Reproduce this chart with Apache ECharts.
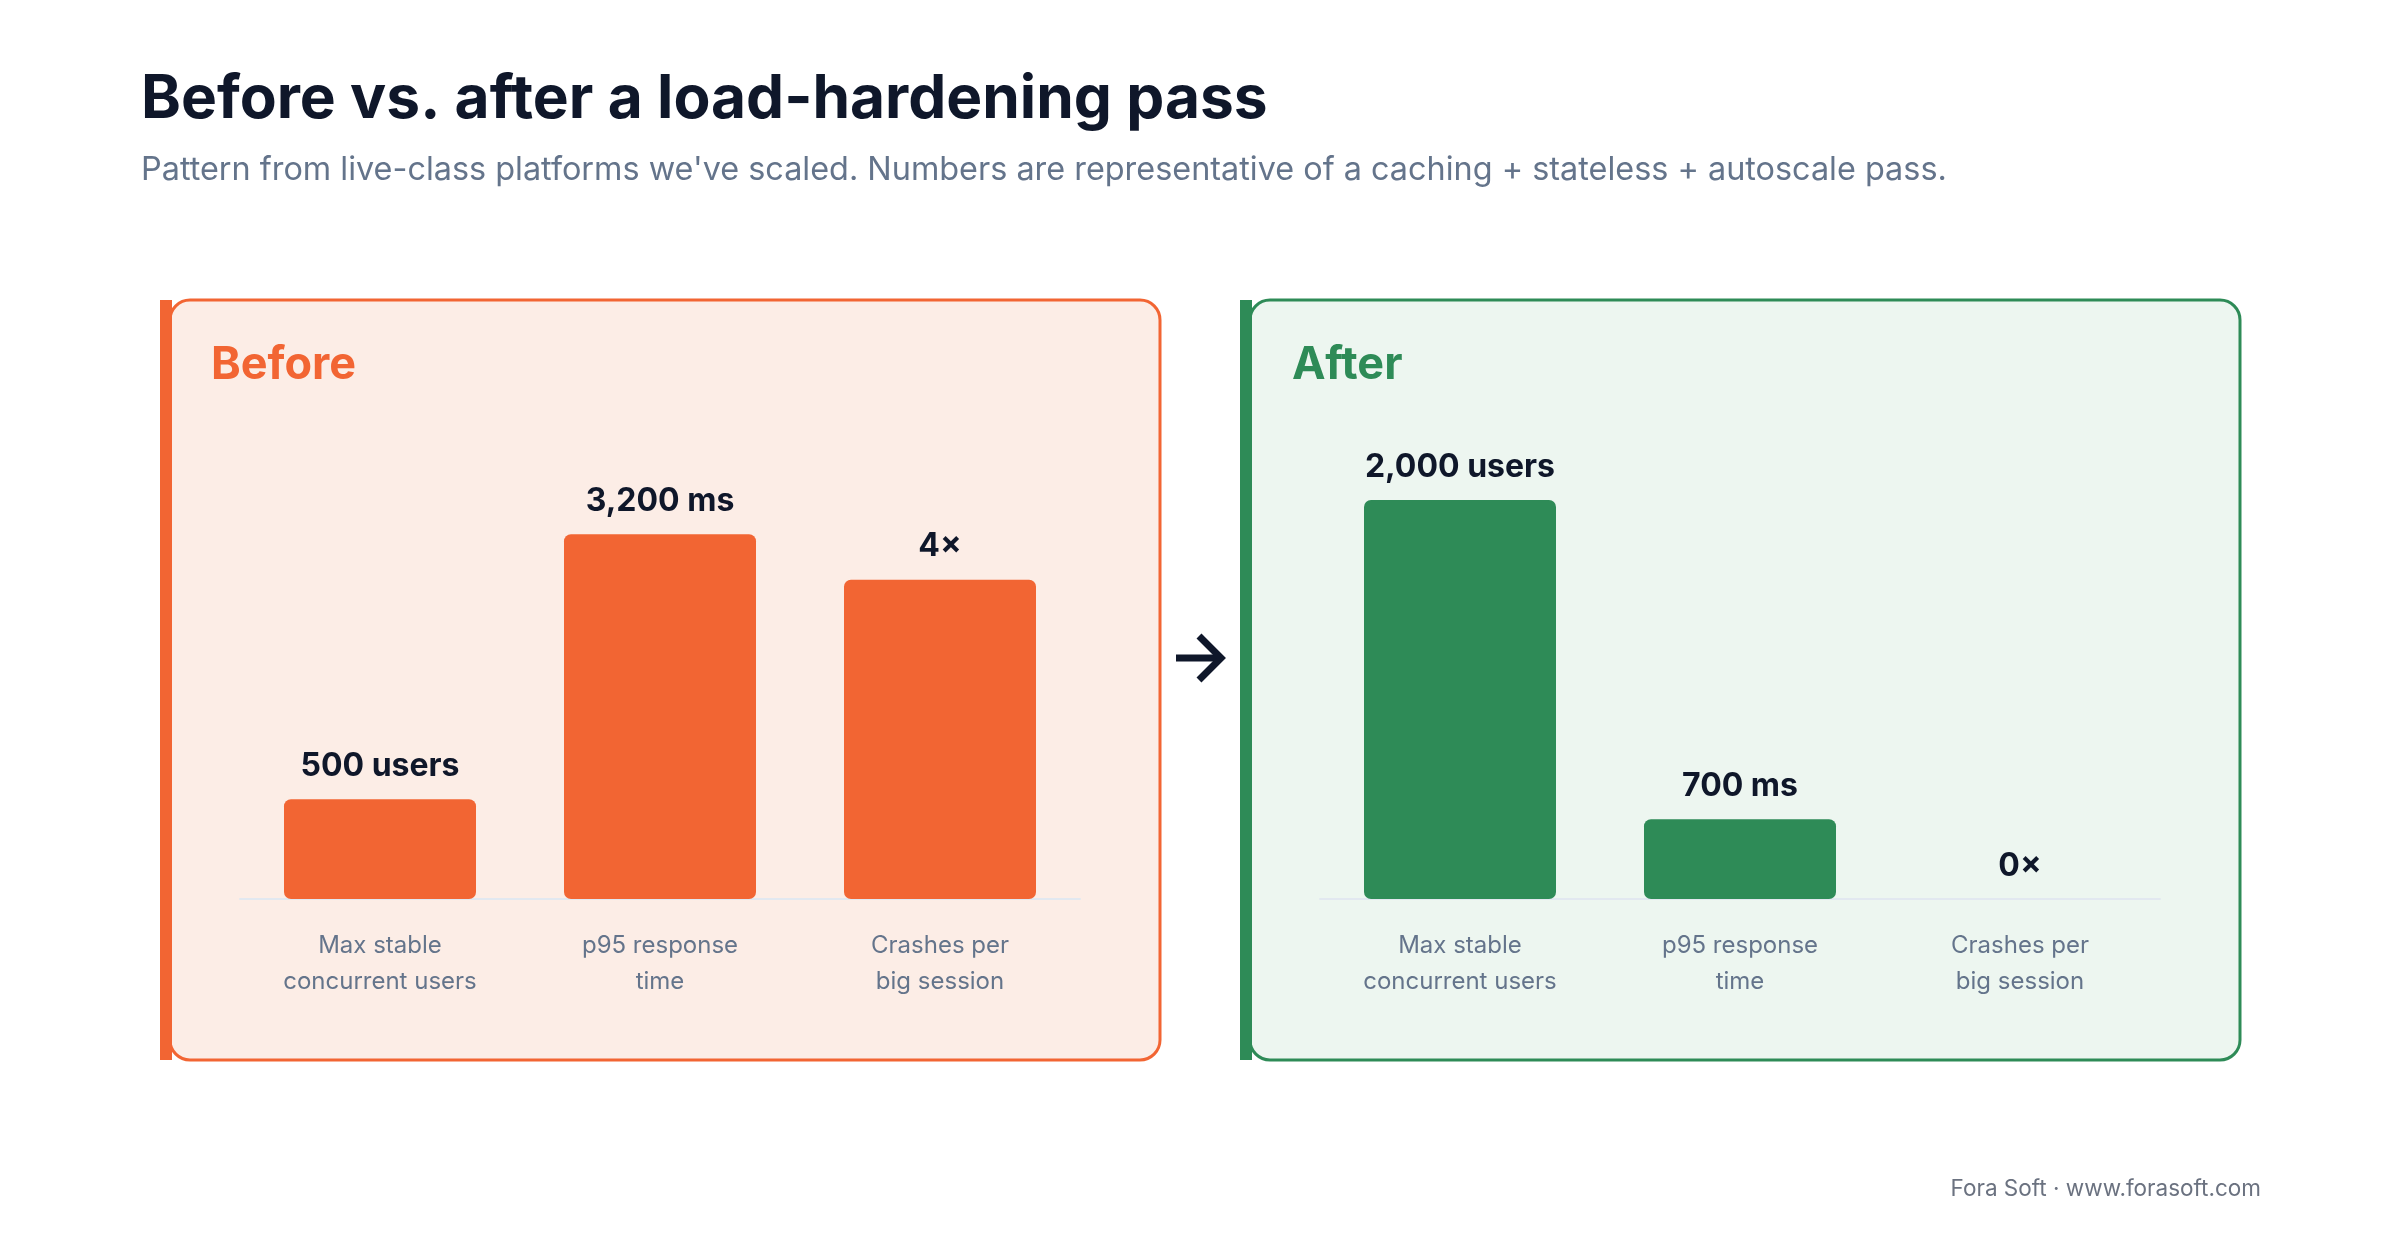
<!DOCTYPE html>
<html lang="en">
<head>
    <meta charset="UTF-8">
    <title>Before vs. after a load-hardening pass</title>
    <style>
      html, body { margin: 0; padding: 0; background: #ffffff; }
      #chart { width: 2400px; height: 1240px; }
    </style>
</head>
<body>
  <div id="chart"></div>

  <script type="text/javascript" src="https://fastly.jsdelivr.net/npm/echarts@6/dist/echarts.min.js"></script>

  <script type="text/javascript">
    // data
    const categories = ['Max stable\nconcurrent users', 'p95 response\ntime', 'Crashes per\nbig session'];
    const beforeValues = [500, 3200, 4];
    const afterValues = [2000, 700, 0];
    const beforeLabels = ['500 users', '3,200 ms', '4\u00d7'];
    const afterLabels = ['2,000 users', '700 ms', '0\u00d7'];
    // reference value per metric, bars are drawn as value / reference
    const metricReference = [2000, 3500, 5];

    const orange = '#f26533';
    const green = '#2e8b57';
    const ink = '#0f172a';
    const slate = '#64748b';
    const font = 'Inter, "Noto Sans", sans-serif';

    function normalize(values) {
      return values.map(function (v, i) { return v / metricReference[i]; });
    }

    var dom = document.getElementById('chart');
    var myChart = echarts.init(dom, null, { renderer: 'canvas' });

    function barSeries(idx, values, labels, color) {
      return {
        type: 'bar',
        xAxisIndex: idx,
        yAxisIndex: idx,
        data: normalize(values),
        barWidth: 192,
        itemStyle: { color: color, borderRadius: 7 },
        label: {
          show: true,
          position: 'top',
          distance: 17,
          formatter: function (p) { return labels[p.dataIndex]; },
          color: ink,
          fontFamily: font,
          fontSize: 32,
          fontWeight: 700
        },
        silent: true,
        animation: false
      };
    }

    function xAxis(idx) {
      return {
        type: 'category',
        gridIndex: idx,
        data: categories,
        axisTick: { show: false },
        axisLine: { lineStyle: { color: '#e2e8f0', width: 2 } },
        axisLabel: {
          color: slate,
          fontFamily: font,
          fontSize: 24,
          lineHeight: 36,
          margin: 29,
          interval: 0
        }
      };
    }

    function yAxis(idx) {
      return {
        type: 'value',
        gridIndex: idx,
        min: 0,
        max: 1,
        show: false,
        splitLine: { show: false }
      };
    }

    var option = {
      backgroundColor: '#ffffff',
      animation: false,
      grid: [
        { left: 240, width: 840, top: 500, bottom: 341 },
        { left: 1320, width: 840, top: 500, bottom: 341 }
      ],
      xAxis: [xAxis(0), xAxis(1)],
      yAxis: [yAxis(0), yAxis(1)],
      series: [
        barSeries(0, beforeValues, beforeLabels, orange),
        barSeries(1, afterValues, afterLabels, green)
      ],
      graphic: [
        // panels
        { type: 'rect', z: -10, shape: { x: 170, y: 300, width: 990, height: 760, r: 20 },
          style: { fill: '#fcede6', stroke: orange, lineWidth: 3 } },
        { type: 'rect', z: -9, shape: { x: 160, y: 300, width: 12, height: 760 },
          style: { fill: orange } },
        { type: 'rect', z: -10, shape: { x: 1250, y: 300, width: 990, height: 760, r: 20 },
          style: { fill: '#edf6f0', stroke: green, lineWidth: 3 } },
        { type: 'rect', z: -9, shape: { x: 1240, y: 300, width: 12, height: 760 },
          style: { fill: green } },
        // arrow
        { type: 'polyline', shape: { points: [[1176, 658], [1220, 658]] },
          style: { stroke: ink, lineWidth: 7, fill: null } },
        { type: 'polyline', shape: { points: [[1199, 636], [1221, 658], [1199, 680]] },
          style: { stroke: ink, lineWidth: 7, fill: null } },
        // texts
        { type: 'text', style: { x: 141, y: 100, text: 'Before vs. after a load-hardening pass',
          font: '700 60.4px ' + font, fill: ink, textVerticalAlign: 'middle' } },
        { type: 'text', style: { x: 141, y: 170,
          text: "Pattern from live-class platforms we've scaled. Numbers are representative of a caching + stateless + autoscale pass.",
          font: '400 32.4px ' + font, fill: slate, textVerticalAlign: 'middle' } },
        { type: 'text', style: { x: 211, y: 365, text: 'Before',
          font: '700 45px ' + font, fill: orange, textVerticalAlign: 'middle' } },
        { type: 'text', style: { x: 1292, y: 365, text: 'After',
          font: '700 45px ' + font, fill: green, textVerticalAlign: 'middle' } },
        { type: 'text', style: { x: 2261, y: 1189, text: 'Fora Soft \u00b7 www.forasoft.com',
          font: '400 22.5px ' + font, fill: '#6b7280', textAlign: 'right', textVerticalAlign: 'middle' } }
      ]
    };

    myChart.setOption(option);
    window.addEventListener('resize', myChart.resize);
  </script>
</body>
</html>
================
• _DIRECTIVE_
Repeat the material exactly as it reads, without any of its pictures.

• _OUTPUT OF THE TASK_
Reproduce this chart with Apache ECharts.
<!DOCTYPE html>
<html lang="en">
<head>
    <meta charset="UTF-8">
    <title>Before vs. after a load-hardening pass</title>
    <style>
      html, body { margin: 0; padding: 0; background: #ffffff; }
      #chart { width: 2400px; height: 1240px; }
    </style>
</head>
<body>
  <div id="chart"></div>

  <script type="text/javascript" src="https://fastly.jsdelivr.net/npm/echarts@6/dist/echarts.min.js"></script>

  <script type="text/javascript">
    // data
    const categories = ['Max stable\nconcurrent users', 'p95 response\ntime', 'Crashes per\nbig session'];
    const beforeValues = [500, 3200, 4];
    const afterValues = [2000, 700, 0];
    const beforeLabels = ['500 users', '3,200 ms', '4\u00d7'];
    const afterLabels = ['2,000 users', '700 ms', '0\u00d7'];
    // reference value per metric, bars are drawn as value / reference
    const metricReference = [2000, 3500, 5];

    const orange = '#f26533';
    const green = '#2e8b57';
    const ink = '#0f172a';
    const slate = '#64748b';
    const font = 'Inter, "Noto Sans", sans-serif';

    function normalize(values) {
      return values.map(function (v, i) { return v / metricReference[i]; });
    }

    var dom = document.getElementById('chart');
    var myChart = echarts.init(dom, null, { renderer: 'canvas' });

    function barSeries(idx, values, labels, color) {
      return {
        type: 'bar',
        xAxisIndex: idx,
        yAxisIndex: idx,
        data: normalize(values),
        barWidth: 192,
        itemStyle: { color: color, borderRadius: 7 },
        label: {
          show: true,
          position: 'top',
          distance: 17,
          formatter: function (p) { return labels[p.dataIndex]; },
          color: ink,
          fontFamily: font,
          fontSize: 32,
          fontWeight: 700
        },
        silent: true,
        animation: false
      };
    }

    function xAxis(idx) {
      return {
        type: 'category',
        gridIndex: idx,
        data: categories,
        axisTick: { show: false },
        axisLine: { lineStyle: { color: '#e2e8f0', width: 2 } },
        axisLabel: {
          color: slate,
          fontFamily: font,
          fontSize: 24,
          lineHeight: 36,
          margin: 29,
          interval: 0
        }
      };
    }

    function yAxis(idx) {
      return {
        type: 'value',
        gridIndex: idx,
        min: 0,
        max: 1,
        show: false,
        splitLine: { show: false }
      };
    }

    var option = {
      backgroundColor: '#ffffff',
      animation: false,
      grid: [
        { left: 240, width: 840, top: 500, bottom: 341 },
        { left: 1320, width: 840, top: 500, bottom: 341 }
      ],
      xAxis: [xAxis(0), xAxis(1)],
      yAxis: [yAxis(0), yAxis(1)],
      series: [
        barSeries(0, beforeValues, beforeLabels, orange),
        barSeries(1, afterValues, afterLabels, green)
      ],
      graphic: [
        // panels
        { type: 'rect', z: -10, shape: { x: 170, y: 300, width: 990, height: 760, r: 20 },
          style: { fill: '#fcede6', stroke: orange, lineWidth: 3 } },
        { type: 'rect', z: -9, shape: { x: 160, y: 300, width: 12, height: 760 },
          style: { fill: orange } },
        { type: 'rect', z: -10, shape: { x: 1250, y: 300, width: 990, height: 760, r: 20 },
          style: { fill: '#edf6f0', stroke: green, lineWidth: 3 } },
        { type: 'rect', z: -9, shape: { x: 1240, y: 300, width: 12, height: 760 },
          style: { fill: green } },
        // arrow
        { type: 'polyline', shape: { points: [[1176, 658], [1220, 658]] },
          style: { stroke: ink, lineWidth: 7, fill: null } },
        { type: 'polyline', shape: { points: [[1199, 636], [1221, 658], [1199, 680]] },
          style: { stroke: ink, lineWidth: 7, fill: null } },
        // texts
        { type: 'text', style: { x: 141, y: 100, text: 'Before vs. after a load-hardening pass',
          font: '700 60.4px ' + font, fill: ink, textVerticalAlign: 'middle' } },
        { type: 'text', style: { x: 141, y: 170,
          text: "Pattern from live-class platforms we've scaled. Numbers are representative of a caching + stateless + autoscale pass.",
          font: '400 32.4px ' + font, fill: slate, textVerticalAlign: 'middle' } },
        { type: 'text', style: { x: 211, y: 365, text: 'Before',
          font: '700 45px ' + font, fill: orange, textVerticalAlign: 'middle' } },
        { type: 'text', style: { x: 1292, y: 365, text: 'After',
          font: '700 45px ' + font, fill: green, textVerticalAlign: 'middle' } },
        { type: 'text', style: { x: 2261, y: 1189, text: 'Fora Soft \u00b7 www.forasoft.com',
          font: '400 22.5px ' + font, fill: '#6b7280', textAlign: 'right', textVerticalAlign: 'middle' } }
      ]
    };

    myChart.setOption(option);
    window.addEventListener('resize', myChart.resize);
  </script>
</body>
</html>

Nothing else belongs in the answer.